3. Bölümde Mu kıtasını, bunlardan günümüze kalan eser ve yazılı tabletleri, çözümlemelerini, Mayaların astronomi ile ilgileri; 4. Bölümde Mu medeniyetinin Mısır medeniyetinin kaynağı olduğu ve Mısır tanrı inanışları; 5. Bölümde ise Mısır dini inanışları ile Firavun, Musa dini, Hermescilik öğretilerini, Kuzey Amerika’daki Mu uzantısı medeniyetleri; 6. Bölümde Mu medeniyeti ile Türk medeniyetinin ilişkisi ele alınıyor. Türklerin ilk atasının Musa’nın 3 oğlundan biri olan Yafes olduğu, daha sonra bunun oğullarından birinin adının da Türk olduğu değişik kaynaklardan aktarılıyor.
“Türklerin soyca büyük kardeşleri olan Uygur, Akkad ve Sümer’lerin Pasifik denizinde ilk insanın ortaya çıktığı Mu kıtasından 70.000 yıl evvel çıkıp Mu’daki büyük medeniyet, dil ve dinlerini dünyaya yaydıklarına dair yepyeni ve önemli bilgiler vardır.” “Orta Asya’da yapılmakta olan çeşitli jeolojik araştırmalarda Baykal Gölünün güneyinde başkenti Khara Khoto olan büyük Uygur İmparatorluğu ülkesinin, suyun 15 m altında bulunan kum ve çakılların arasında kaldığı tespit edilmiştir.” “Araştırmalarım sonucu Kayıp Kıta Mu’nun Havai’nin kuzeyindeki bir noktadan başlayarak Fiji ve Easter Adalarının güneyine kadar uzandığını öğrendim. Öğrendim ki bu güzel memleket dünyanın geri kalanını kolonileştirmiş ve 12.000 sene önce meydana gelen doğal felaketler nedeniyle ateş ve su arasında kalarak batmıştı.”

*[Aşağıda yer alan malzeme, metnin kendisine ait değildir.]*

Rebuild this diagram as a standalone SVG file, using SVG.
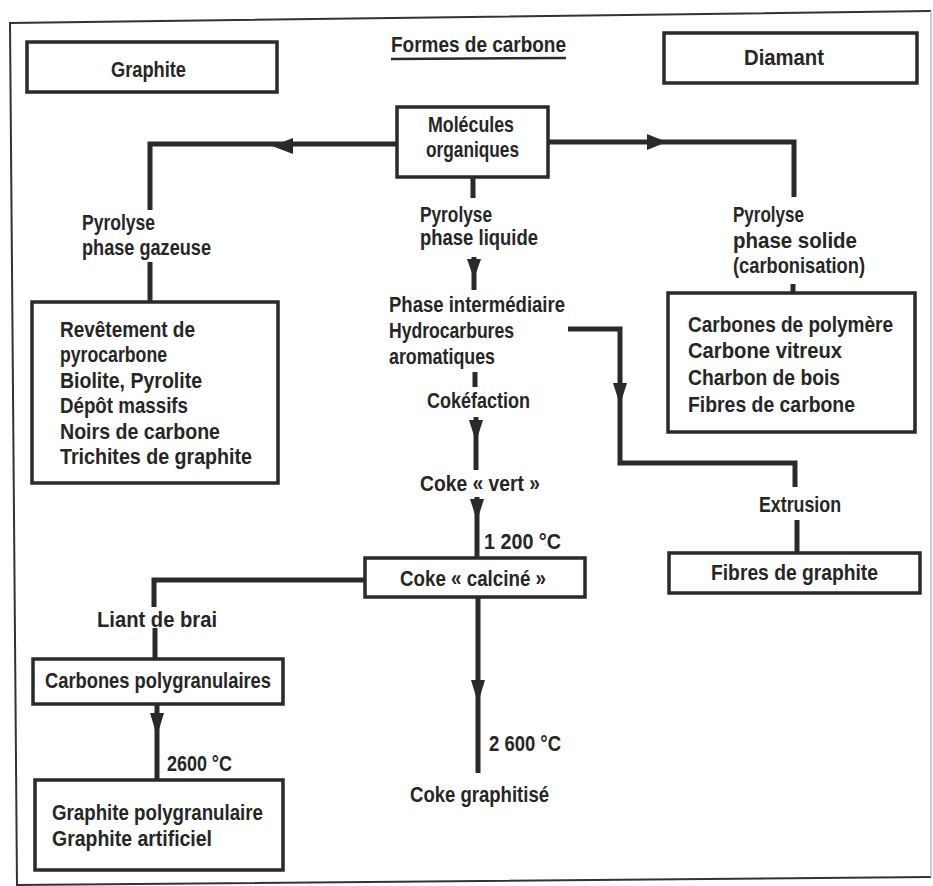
<svg xmlns="http://www.w3.org/2000/svg" width="933" height="886" viewBox="0 0 933 886">
<style>
text{font-family:"Liberation Sans",Arial,sans-serif;font-weight:bold;font-size:22px;fill:#262626}
.box{fill:#fff;stroke:#2a2a2a;stroke-width:3.5}
.ln{fill:none;stroke:#2a2a2a;stroke-width:5;stroke-linejoin:miter}
.ah{fill:#2a2a2a}
.frame{fill:none;stroke:#333;stroke-width:2}
</style>
<rect width="933" height="886" fill="#fff"/>
<g id="frame">
<polyline class="frame" points="931,11 10,23 17,885 931,877"/>
<line x1="931" y1="11" x2="931" y2="877" stroke="#bbb" stroke-width="1.5"/>
</g>

<g id="title">
<text x="391" y="52" textLength="175" lengthAdjust="spacingAndGlyphs">Formes de carbone</text>
<line x1="391" y1="59" x2="566" y2="58" stroke="#2a2a2a" stroke-width="2.5"/>
</g>

<g id="connectors">
<path class="ln" d="M397,144 H150 V210"/>
<path class="ln" d="M150,262 V302"/>
<polygon class="ah" points="272,146 293,138 293,154"/>
<path class="ln" d="M548,142 H794 V197"/>
<path class="ln" d="M793,284 V294"/>
<polygon class="ah" points="667,142 647,134 647,150"/>
<path class="ln" d="M473,177 V198"/>
<path class="ln" d="M474,257 V290"/>
<polygon class="ah" points="467,259 481,259 474,279"/>
<path class="ln" d="M475,372 V387"/>
<path class="ln" d="M476,417 V470"/>
<polygon class="ah" points="469,420 483,420 476,442"/>
<path class="ln" d="M568,329 H620 V463 H795 V487"/>
<polygon class="ah" points="613,383 627,383 620,405"/>
<path class="ln" d="M797,520 V553"/>
<path class="ln" d="M477,497 V558"/>
<polygon class="ah" points="470,499 484,499 477,521"/>
<path class="ln" d="M478,597 V773"/>
<polygon class="ah" points="471,680 485,680 478,703"/>
<path class="ln" d="M365,580 H154 V607"/>
<path class="ln" d="M155,628 V659"/>
<path class="ln" d="M157,704 V780"/>
<polygon class="ah" points="150,713 164,713 157,736"/>
</g>

<g id="graphite">
<rect class="box" x="27" y="42" width="250" height="50"/>
<text x="111" y="77" textLength="75" lengthAdjust="spacingAndGlyphs">Graphite</text>
</g>

<g id="diamant">
<rect class="box" x="664" y="33" width="253" height="50"/>
<text x="744" y="65" textLength="80" lengthAdjust="spacingAndGlyphs">Diamant</text>
</g>

<g id="molecules">
<rect class="box" x="397" y="107" width="151" height="70"/>
<text x="428" y="132" textLength="86" lengthAdjust="spacingAndGlyphs">Molécules</text>
<text x="426" y="157" textLength="93" lengthAdjust="spacingAndGlyphs">organiques</text>
</g>

<g id="label-gazeuse">
<text x="82" y="230" textLength="73" lengthAdjust="spacingAndGlyphs">Pyrolyse</text>
<text x="82" y="255" textLength="129" lengthAdjust="spacingAndGlyphs">phase gazeuse</text>
</g>

<g id="pyrocarbone">
<rect class="box" x="32" y="302" width="246" height="181"/>
<text x="60" y="337" textLength="135" lengthAdjust="spacingAndGlyphs">Revêtement de</text>
<text x="60" y="362" textLength="107" lengthAdjust="spacingAndGlyphs">pyrocarbone</text>
<text x="60" y="388" textLength="142" lengthAdjust="spacingAndGlyphs">Biolite, Pyrolite</text>
<text x="60" y="413" textLength="128" lengthAdjust="spacingAndGlyphs">Dépôt massifs</text>
<text x="60" y="439" textLength="160" lengthAdjust="spacingAndGlyphs">Noirs de carbone</text>
<text x="60" y="464" textLength="192" lengthAdjust="spacingAndGlyphs">Trichites de graphite</text>
</g>

<g id="label-liquide">
<text x="420" y="222" textLength="72" lengthAdjust="spacingAndGlyphs">Pyrolyse</text>
<text x="420" y="245" textLength="118" lengthAdjust="spacingAndGlyphs">phase liquide</text>
</g>

<g id="intermediaire">
<text x="389" y="312" textLength="176" lengthAdjust="spacingAndGlyphs">Phase intermédiaire</text>
<text x="389" y="338" textLength="125" lengthAdjust="spacingAndGlyphs">Hydrocarbures</text>
<text x="389" y="364" textLength="106" lengthAdjust="spacingAndGlyphs">aromatiques</text>
</g>

<g id="label-cokefaction">
<text x="427" y="408" textLength="103" lengthAdjust="spacingAndGlyphs">Cokéfaction</text>
</g>

<g id="coke-vert">
<text x="420" y="491" textLength="120" lengthAdjust="spacingAndGlyphs">Coke « vert »</text>
</g>

<g id="label-solide">
<text x="733" y="222" textLength="71" lengthAdjust="spacingAndGlyphs">Pyrolyse</text>
<text x="733" y="248" textLength="124" lengthAdjust="spacingAndGlyphs">phase solide</text>
<text x="733" y="273" textLength="132" lengthAdjust="spacingAndGlyphs">(carbonisation)</text>
</g>

<g id="polymere">
<rect class="box" x="668" y="293" width="247" height="139"/>
<text x="688" y="332" textLength="205" lengthAdjust="spacingAndGlyphs">Carbones de polymère</text>
<text x="688" y="358" textLength="154" lengthAdjust="spacingAndGlyphs">Carbone vitreux</text>
<text x="688" y="385" textLength="152" lengthAdjust="spacingAndGlyphs">Charbon de bois</text>
<text x="688" y="412" textLength="167" lengthAdjust="spacingAndGlyphs">Fibres de carbone</text>
</g>

<g id="label-extrusion">
<text x="759" y="512" textLength="82" lengthAdjust="spacingAndGlyphs">Extrusion</text>
</g>

<g id="fibres-graphite">
<rect class="box" x="669" y="553" width="251" height="40"/>
<text x="711" y="580" textLength="167" lengthAdjust="spacingAndGlyphs">Fibres de graphite</text>
</g>

<g id="label-1200">
<text x="484" y="549" textLength="77" lengthAdjust="spacingAndGlyphs">1 200 °C</text>
</g>

<g id="coke-calcine">
<rect class="box" x="365" y="558" width="220" height="39"/>
<text x="400" y="586" textLength="146" lengthAdjust="spacingAndGlyphs">Coke « calciné »</text>
</g>

<g id="label-2600b">
<text x="489" y="751" textLength="72" lengthAdjust="spacingAndGlyphs">2 600 °C</text>
</g>

<g id="coke-graphitise">
<text x="410" y="802" textLength="139" lengthAdjust="spacingAndGlyphs">Coke graphitisé</text>
</g>

<g id="label-liant">
<text x="97" y="627" textLength="120" lengthAdjust="spacingAndGlyphs">Liant de brai</text>
</g>

<g id="carbones-poly">
<rect class="box" x="33" y="659" width="250" height="45"/>
<text x="45" y="688" textLength="226" lengthAdjust="spacingAndGlyphs">Carbones polygranulaires</text>
</g>

<g id="label-2600a">
<text x="167" y="771" textLength="65" lengthAdjust="spacingAndGlyphs">2600 °C</text>
</g>

<g id="graphite-poly">
<rect class="box" x="35" y="780" width="248" height="90"/>
<text x="52" y="820" textLength="211" lengthAdjust="spacingAndGlyphs">Graphite polygranulaire</text>
<text x="52" y="846" textLength="160" lengthAdjust="spacingAndGlyphs">Graphite artificiel</text>
</g>
</svg>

İlginç bir kitap; insanı alıp tarihin derinliklerine, efsanelere, “acaba” sorusuna götürüyor. Bu kitabı okuyunca sanırım benim gibi bu kayıp Mu kıtası ile ilgili eserleri de gözden geçireceksinizdir. Ayrıca şunu da bir kez daha görüyoruz ki; her yönüyle gerçek bir lider olan Atatürk’ün dil ve tarih konularında da ne kadar ileride olduğu açıktır.